** BEGIN DATA EXCERPT **

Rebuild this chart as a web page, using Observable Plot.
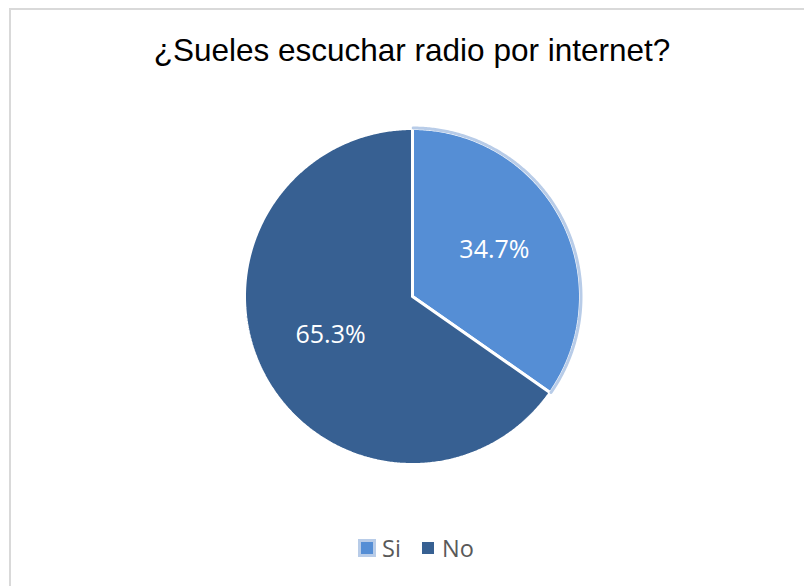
<!DOCTYPE html>
<html>
<head>
<meta charset="utf-8">
<script src="https://cdn.jsdelivr.net/npm/d3@7"></script>
<script src="https://cdn.jsdelivr.net/npm/@observablehq/plot@0.6"></script>
<style>
  html, body { margin: 0; padding: 0; background: #fff; }
  #wrap { position: relative; width: 804px; height: 586px; overflow: hidden; background: #fff; }
  #frame { position: absolute; left: 9px; top: 8px; width: 820px; height: 600px; border: 2px solid #d9d9d9; box-sizing: border-box; }
  #title { position: absolute; left: 0; width: 824px; top: 30px; text-align: center; font-family: "Liberation Sans", Arial, sans-serif; font-size: 31.5px; color: #000; line-height: 40px; white-space: nowrap; }
  #chart { position: absolute; left: 0; top: 100px; }
  #legend { position: absolute; top: 533px; left: 0; width: 804px; height: 30px; font-family: "Open Sans", sans-serif; font-size: 23.5px; color: #595959; }
  .item { position: absolute; top: 0; height: 30px; line-height: 30px; }
  .sw { position: absolute; width: 12px; height: 12px; top: 9px; }
</style>
</head>
<body>
<div id="wrap">
  <div id="frame"></div>
  <div id="title"></div>
  <div id="chart"></div>
  <div id="legend"></div>
</div>
<script>
const title = "¿Sueles escuchar radio por internet?";
const categories = ["Si", "No"];
const values = [34.7, 65.3];
const labels = ["34.7%", "65.3%"];
const colors = ["#558ed5", "#376092"];
const highlight = "#b8cce8";

document.getElementById("title").textContent = title;

const W = 804, H = 420, R = 168, CX = 412, CY = 196;
const pie = d3.pie().sort(null).value(d => d)(values);

function arcPoints(a0, a1, r) {
  const pts = [];
  const n = Math.max(2, Math.ceil((a1 - a0) / (Math.PI / 360)));
  for (let i = 0; i <= n; i++) {
    const a = a0 + (a1 - a0) * i / n;
    pts.push({x: r * Math.sin(a), y: r * Math.cos(a)});
  }
  return pts;
}

const slices = pie.map((p, i) => ({
  cat: categories[i],
  color: colors[i],
  pts: [{x: 0, y: 0}, ...arcPoints(p.startAngle, p.endAngle, 1), {x: 0, y: 0}]
}));

const labelData = pie.map((p, i) => {
  const a = (p.startAngle + p.endAngle) / 2;
  return {x: 0.55 * Math.sin(a), y: 0.55 * Math.cos(a), text: labels[i]};
});

const hl = arcPoints(pie[0].startAngle + 0.004, pie[0].endAngle - 0.004, 1 + 0.5 / R);

const marks = [];
slices.forEach(s => {
  marks.push(Plot.line(s.pts, {x: "x", y: "y", fill: s.color, stroke: "#ffffff", strokeWidth: 3, strokeLinejoin: "miter"}));
});
marks.push(Plot.line(hl, {x: "x", y: "y", stroke: highlight, strokeWidth: 3}));
marks.push(Plot.text(labelData, {x: "x", y: "y", text: "text", fill: "#ffffff", fontSize: 25, fontFamily: "Open Sans", textAnchor: "middle", lineAnchor: "middle", dy: -4}));

const chart = Plot.plot({
  width: W, height: H, margin: 0,
  style: {background: "transparent", overflow: "visible"},
  x: {domain: [-CX / R, (W - CX) / R], axis: null},
  y: {domain: [-(H - CY) / R, CY / R], axis: null},
  marks
});
document.getElementById("chart").appendChild(chart);

// legend
const leg = document.getElementById("legend");
const pos = [{sw: 361, tx: 382}, {sw: 422, tx: 442}];
categories.forEach((c, i) => {
  const sw = document.createElement("div");
  sw.className = "sw";
  sw.style.left = pos[i].sw + "px";
  sw.style.background = colors[i];
  if (i === 0) { sw.style.outline = "3px solid " + highlight; sw.style.outlineOffset = "0px"; }
  leg.appendChild(sw);
  const t = document.createElement("div");
  t.className = "item";
  t.style.left = pos[i].tx + "px";
  t.textContent = c;
  leg.appendChild(t);
});
</script>
</body>
</html>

** END DATA EXCERPT **

• _PROMPT_: Every line above should be returned word for word, with the pictures left behind.

• _COMPLETED EXERCISE_:
Rebuild this chart as a web page, using Observable Plot.
<!DOCTYPE html>
<html>
<head>
<meta charset="utf-8">
<script src="https://cdn.jsdelivr.net/npm/d3@7"></script>
<script src="https://cdn.jsdelivr.net/npm/@observablehq/plot@0.6"></script>
<style>
  html, body { margin: 0; padding: 0; background: #fff; }
  #wrap { position: relative; width: 804px; height: 586px; overflow: hidden; background: #fff; }
  #frame { position: absolute; left: 9px; top: 8px; width: 820px; height: 600px; border: 2px solid #d9d9d9; box-sizing: border-box; }
  #title { position: absolute; left: 0; width: 824px; top: 30px; text-align: center; font-family: "Liberation Sans", Arial, sans-serif; font-size: 31.5px; color: #000; line-height: 40px; white-space: nowrap; }
  #chart { position: absolute; left: 0; top: 100px; }
  #legend { position: absolute; top: 533px; left: 0; width: 804px; height: 30px; font-family: "Open Sans", sans-serif; font-size: 23.5px; color: #595959; }
  .item { position: absolute; top: 0; height: 30px; line-height: 30px; }
  .sw { position: absolute; width: 12px; height: 12px; top: 9px; }
</style>
</head>
<body>
<div id="wrap">
  <div id="frame"></div>
  <div id="title"></div>
  <div id="chart"></div>
  <div id="legend"></div>
</div>
<script>
const title = "¿Sueles escuchar radio por internet?";
const categories = ["Si", "No"];
const values = [34.7, 65.3];
const labels = ["34.7%", "65.3%"];
const colors = ["#558ed5", "#376092"];
const highlight = "#b8cce8";

document.getElementById("title").textContent = title;

const W = 804, H = 420, R = 168, CX = 412, CY = 196;
const pie = d3.pie().sort(null).value(d => d)(values);

function arcPoints(a0, a1, r) {
  const pts = [];
  const n = Math.max(2, Math.ceil((a1 - a0) / (Math.PI / 360)));
  for (let i = 0; i <= n; i++) {
    const a = a0 + (a1 - a0) * i / n;
    pts.push({x: r * Math.sin(a), y: r * Math.cos(a)});
  }
  return pts;
}

const slices = pie.map((p, i) => ({
  cat: categories[i],
  color: colors[i],
  pts: [{x: 0, y: 0}, ...arcPoints(p.startAngle, p.endAngle, 1), {x: 0, y: 0}]
}));

const labelData = pie.map((p, i) => {
  const a = (p.startAngle + p.endAngle) / 2;
  return {x: 0.55 * Math.sin(a), y: 0.55 * Math.cos(a), text: labels[i]};
});

const hl = arcPoints(pie[0].startAngle + 0.004, pie[0].endAngle - 0.004, 1 + 0.5 / R);

const marks = [];
slices.forEach(s => {
  marks.push(Plot.line(s.pts, {x: "x", y: "y", fill: s.color, stroke: "#ffffff", strokeWidth: 3, strokeLinejoin: "miter"}));
});
marks.push(Plot.line(hl, {x: "x", y: "y", stroke: highlight, strokeWidth: 3}));
marks.push(Plot.text(labelData, {x: "x", y: "y", text: "text", fill: "#ffffff", fontSize: 25, fontFamily: "Open Sans", textAnchor: "middle", lineAnchor: "middle", dy: -4}));

const chart = Plot.plot({
  width: W, height: H, margin: 0,
  style: {background: "transparent", overflow: "visible"},
  x: {domain: [-CX / R, (W - CX) / R], axis: null},
  y: {domain: [-(H - CY) / R, CY / R], axis: null},
  marks
});
document.getElementById("chart").appendChild(chart);

// legend
const leg = document.getElementById("legend");
const pos = [{sw: 361, tx: 382}, {sw: 422, tx: 442}];
categories.forEach((c, i) => {
  const sw = document.createElement("div");
  sw.className = "sw";
  sw.style.left = pos[i].sw + "px";
  sw.style.background = colors[i];
  if (i === 0) { sw.style.outline = "3px solid " + highlight; sw.style.outlineOffset = "0px"; }
  leg.appendChild(sw);
  const t = document.createElement("div");
  t.className = "item";
  t.style.left = pos[i].tx + "px";
  t.textContent = c;
  leg.appendChild(t);
});
</script>
</body>
</html>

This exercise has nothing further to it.